Luckily Liquipedia has an API and I could retrieve the list of games being used for its map statistics (if you want to look up games without the API you can also do something like this: index.php?title=Special:SearchByProperty&limit=500&offset=0&property=Is+played+on&value=Golden+Wall+LE ). After retrieving the list and doing some cleaning up (I ended up with a few duplicate games in the list in cases where games were on more than one page such as Path of Star and Path of Star/30 . I assume there might be other APIs to avoid that problem.) I had a dataset I could use.
My initial goal was to filter out games between low level players to obtain more meaningful statistics. To figure out which players are low level or not, I turned to Aligulac (which also has a nice API). I chose to only include games between players in the top 100 of aligulac which cut out roughly half the games for most maps, and using that I obtained some nice filtered winrates which I thought would be more meaningful.

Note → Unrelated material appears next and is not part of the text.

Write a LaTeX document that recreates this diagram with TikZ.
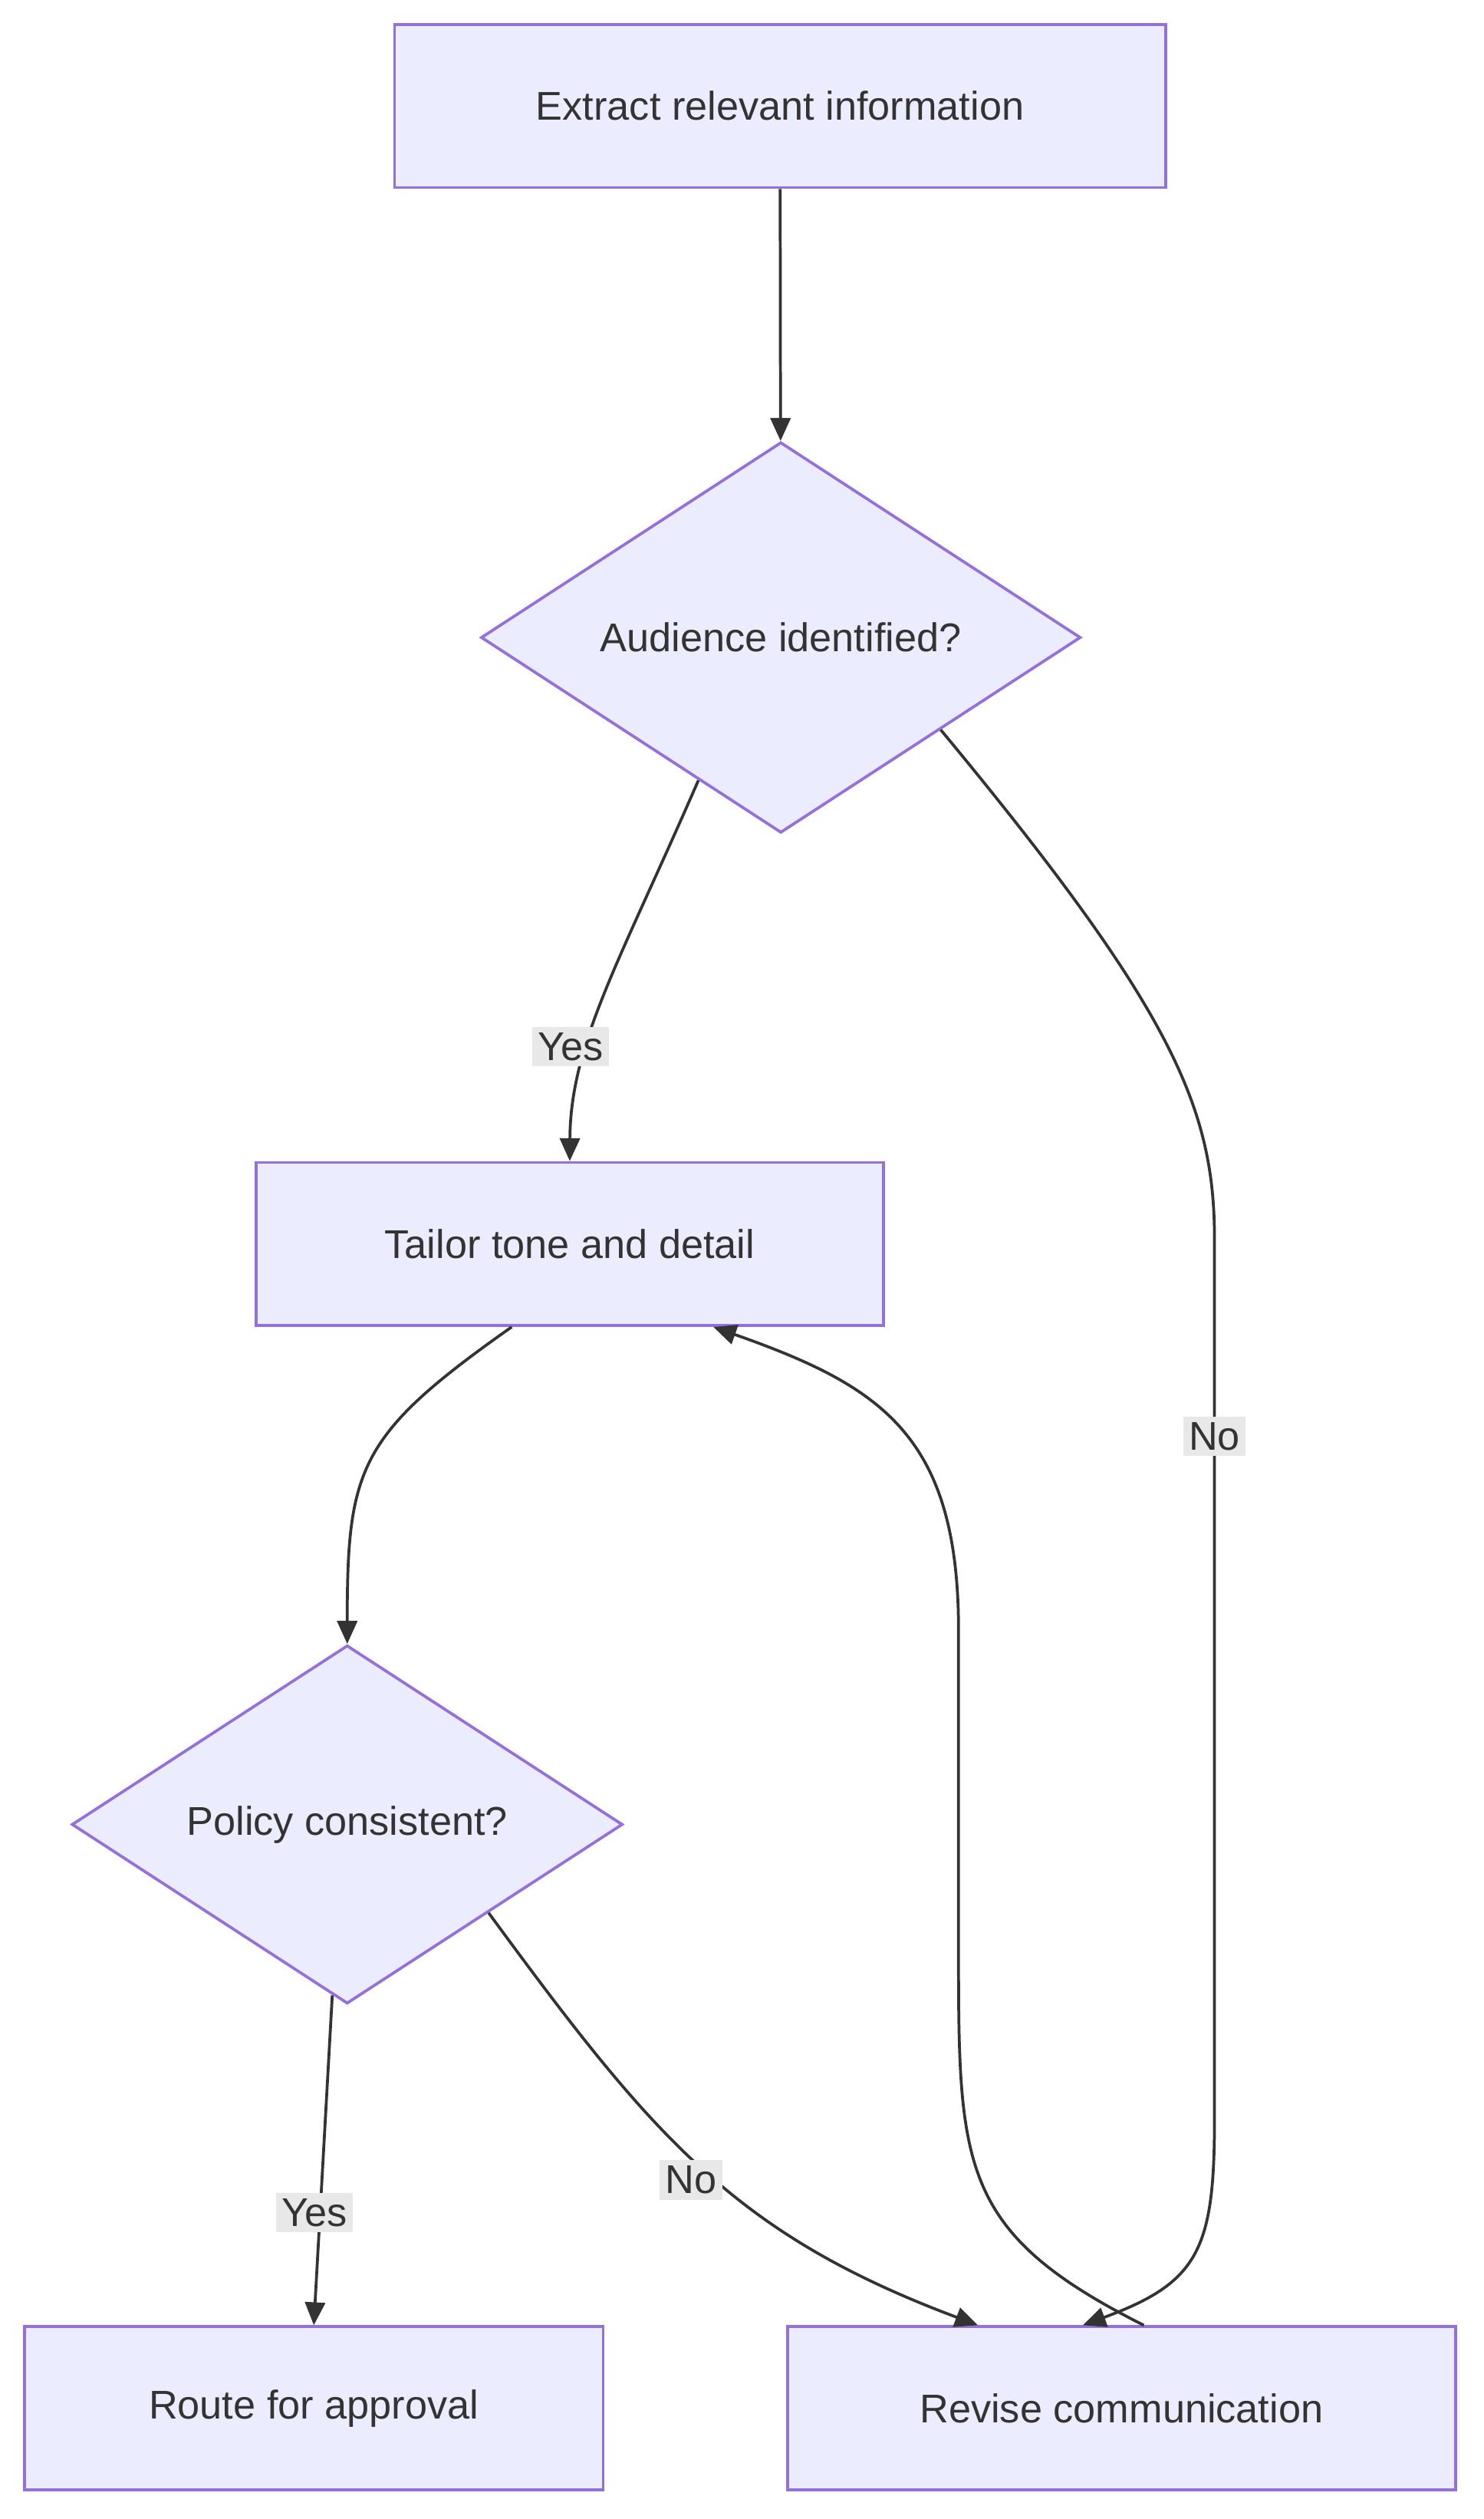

The results of this exercise can be seen in this spreadsheet: LotV Map Balance
There were often interesting differences between the raw results from Liquipedia and the results including only games between top 100 players. In most cases it magnified the imbalance (e.g Nightshade goes from 55% TvZ to 63%). Here's a chart I made for the maps from last season:+ Show Spoiler +
However this still fails to account for the difference between players. At the moment of writing this Aligulac tells me that Reynor should win roughly 2/3 of his games against Neeb. Now if they both play a bunch of games on a map and Reynor wins 2/3 of the games as expected, then we'd have the map results for ZvP be ~67% which is very zerg favored. And this is where the concept of rating adjusted map winrate comes in. If our goal is to figure out the balance of a map and try to ignore the overall balance of the game as much as possible we can weigh the games by their predicted outcome. In the aforementioned example Reynor defeating Neeb would only be weighted half as much Neeb defeating Reynor since he's expected to win twice as often, which would leave this imaginary map's balance at 50% despite two thirds of the games being won by Zerg.

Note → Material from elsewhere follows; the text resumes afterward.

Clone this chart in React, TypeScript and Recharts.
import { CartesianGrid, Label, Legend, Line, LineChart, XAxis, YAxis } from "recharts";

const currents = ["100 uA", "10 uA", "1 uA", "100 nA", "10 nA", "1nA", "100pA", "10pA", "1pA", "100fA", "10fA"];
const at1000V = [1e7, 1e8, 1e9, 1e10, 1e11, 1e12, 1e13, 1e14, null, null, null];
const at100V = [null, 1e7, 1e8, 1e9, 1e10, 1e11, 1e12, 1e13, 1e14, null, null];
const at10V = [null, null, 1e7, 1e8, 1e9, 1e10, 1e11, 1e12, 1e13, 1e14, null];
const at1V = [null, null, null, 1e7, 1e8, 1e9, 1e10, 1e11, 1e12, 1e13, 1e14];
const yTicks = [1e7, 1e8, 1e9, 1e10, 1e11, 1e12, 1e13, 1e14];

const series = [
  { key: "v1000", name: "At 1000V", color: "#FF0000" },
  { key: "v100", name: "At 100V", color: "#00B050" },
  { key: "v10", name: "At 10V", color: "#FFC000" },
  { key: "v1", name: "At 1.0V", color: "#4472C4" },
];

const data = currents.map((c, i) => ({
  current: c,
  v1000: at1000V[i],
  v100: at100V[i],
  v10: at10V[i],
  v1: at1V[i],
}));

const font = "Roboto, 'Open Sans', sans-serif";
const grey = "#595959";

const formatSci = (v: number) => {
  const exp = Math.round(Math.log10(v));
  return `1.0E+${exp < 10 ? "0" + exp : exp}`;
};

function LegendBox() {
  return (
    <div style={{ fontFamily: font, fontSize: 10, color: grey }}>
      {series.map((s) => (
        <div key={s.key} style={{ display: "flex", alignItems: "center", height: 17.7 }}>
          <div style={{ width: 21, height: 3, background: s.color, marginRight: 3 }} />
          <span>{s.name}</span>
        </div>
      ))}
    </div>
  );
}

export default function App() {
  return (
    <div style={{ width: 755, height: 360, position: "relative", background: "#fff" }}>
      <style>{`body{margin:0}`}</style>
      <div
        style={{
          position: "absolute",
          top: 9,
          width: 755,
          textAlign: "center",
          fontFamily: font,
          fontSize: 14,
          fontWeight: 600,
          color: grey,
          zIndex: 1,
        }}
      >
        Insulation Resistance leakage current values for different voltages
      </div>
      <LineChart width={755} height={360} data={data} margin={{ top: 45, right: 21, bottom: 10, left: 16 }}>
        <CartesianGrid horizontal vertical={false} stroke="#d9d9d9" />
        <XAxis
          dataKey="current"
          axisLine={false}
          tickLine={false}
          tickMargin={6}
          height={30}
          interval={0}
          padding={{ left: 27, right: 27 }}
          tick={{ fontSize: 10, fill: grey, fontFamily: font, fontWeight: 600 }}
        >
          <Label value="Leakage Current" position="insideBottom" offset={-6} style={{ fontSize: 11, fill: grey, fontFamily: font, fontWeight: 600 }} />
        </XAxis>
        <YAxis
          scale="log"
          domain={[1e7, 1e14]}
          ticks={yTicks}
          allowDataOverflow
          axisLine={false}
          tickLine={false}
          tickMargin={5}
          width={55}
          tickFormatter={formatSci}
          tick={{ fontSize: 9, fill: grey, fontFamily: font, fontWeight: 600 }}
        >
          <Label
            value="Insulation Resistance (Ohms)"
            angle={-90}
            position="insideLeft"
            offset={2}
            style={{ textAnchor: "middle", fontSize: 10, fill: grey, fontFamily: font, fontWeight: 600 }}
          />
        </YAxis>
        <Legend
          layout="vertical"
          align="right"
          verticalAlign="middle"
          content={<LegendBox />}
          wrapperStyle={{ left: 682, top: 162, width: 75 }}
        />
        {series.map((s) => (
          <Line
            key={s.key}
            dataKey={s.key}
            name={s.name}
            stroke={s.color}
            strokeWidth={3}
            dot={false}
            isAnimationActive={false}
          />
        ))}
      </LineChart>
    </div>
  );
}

This is not a measure of absolute map balance, but rather a relative one measured against the other maps we've had recently. Given that the ratings of players also adjust based on their result, the average of the 'rating adjusted map results' for all the maps in the pool should always end up around 50% in the long term. This happens even if all the maps favor one race or if the balance of the game favors one race. 'Rating adjusted map winrates' are completely useless for figuring out the balance of the game, but very useful for comparing maps in the same pool against each other.
Most of the map results from Liquipedia had dates that could be parsed out, so I could use the elo and deviation data from Aligulac to predict the outcome of those games at the beginning of the time period where they happened (using the formula from https://github.com/TheBB/aligulac/blob/master/aligulac/simul/playerlist.py, and use this to weigh the games accordingly.
Before I present the data for the current map pool, I'd be remiss if I didn't briefly discuss confidence intervals. They're an invaluable part of entry level statistics courses, and somehow completely ignored by all manner of SCII balance discussions where people try to convince you that ZvT is broken based on the twenty games played in ESL Pro Tour/2020/21/Masters/Summer.
There aren't a ton of map results recorded, so the confidence interval is usually quite large. For Ever Dream there are currently 525 TvZs recorded on Liquipedia of which Terran won 283, which gives us 53.9% ± 3.7 at 90% binomial confidence interval. And that's after a season and a half on ladder and before filtering out half the games for involving weaker players. Most maps (especially the ones that just debuted a month and a half ago) have far fewer results and accordingly much larger error bars.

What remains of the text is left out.